Ensuring Project Success after the Consultants have left

‘Successful delivery of projects after the consultants have left is largely dependent on the set up before they arrive’
This was the theme of Gary O’Sullivan’s talk for CIMA Ireland at the RDS on Tuesday 5th December. Gary is Partner and Head of Business Transformation for Pathfinder.
Understanding the factors that lead to a good outcome rather than a bad outcome can be difficult to observe especially when running projects may not be a core ‘business as usual’ (BAU) competency. Even in situations where it is a core competency, it can be difficult to remove oneself from the impact that programme decisions invariably lead to or require.

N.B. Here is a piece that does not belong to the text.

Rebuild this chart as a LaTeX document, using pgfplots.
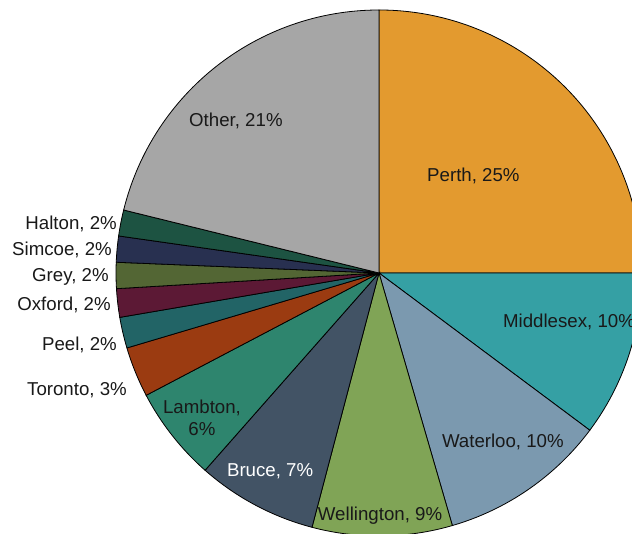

The take-home message conveyed during Gary’s talk is that a poorly constituted programme is the leading cause of poor delivery outcomes where the client or ‘business’ is left recovering from a damaging experience and where the consultants are no longer engaged. Ensuring that the project delivers successfully afterwards is directly linked to how it is being delivered from the start, and importantly, before the consultants even arrive. To illustrate this point, he highlighted a few key areas that contribute to this.

Constituting a project outside of BAU can be detrimental to it’s success. Identifying it as a separate entity from the day to day running of the business will demand that you spend much more time on-boarding people, managing handovers, and transitions. The process is more seamless if it is at the centre from the beginning, and the change is being managed in BAU.

The three key players required to constitute a project are the Sponsor, Business Owners, and the Programme Team. The interaction between these parties must be set-up to create a positive but tangible tension. As Gary put it, each player is “individually accountable, while jointly responsible”. This approach creates the tension required to ensure all parties are clear on their individual and collective responsibility to deliver the outcome, rather than a situation where blame for an unsuccessful project is assigned to one party by another.

The involvement of those who brought the concern or problem to the table must be at the centre of designing a solution to address it. The people with a vested interest in the outcome of the project will drive momentum and keep the focus on the original concern giving a much better chance of success.

Projects often become too focused on the solutions and benefits. In this scenario, project success is often measured by the delivery of the solution rather than addressing the concern that sparked the need for the project in the first instance. Losing sight of the original problem can mean you are addressing the wrong concern, or a concern that no longer exists. Ultimately, this can result in wasted energy, time, and resources delivering a solution that may solve the wrong problem or worse, a problem that no longer exists.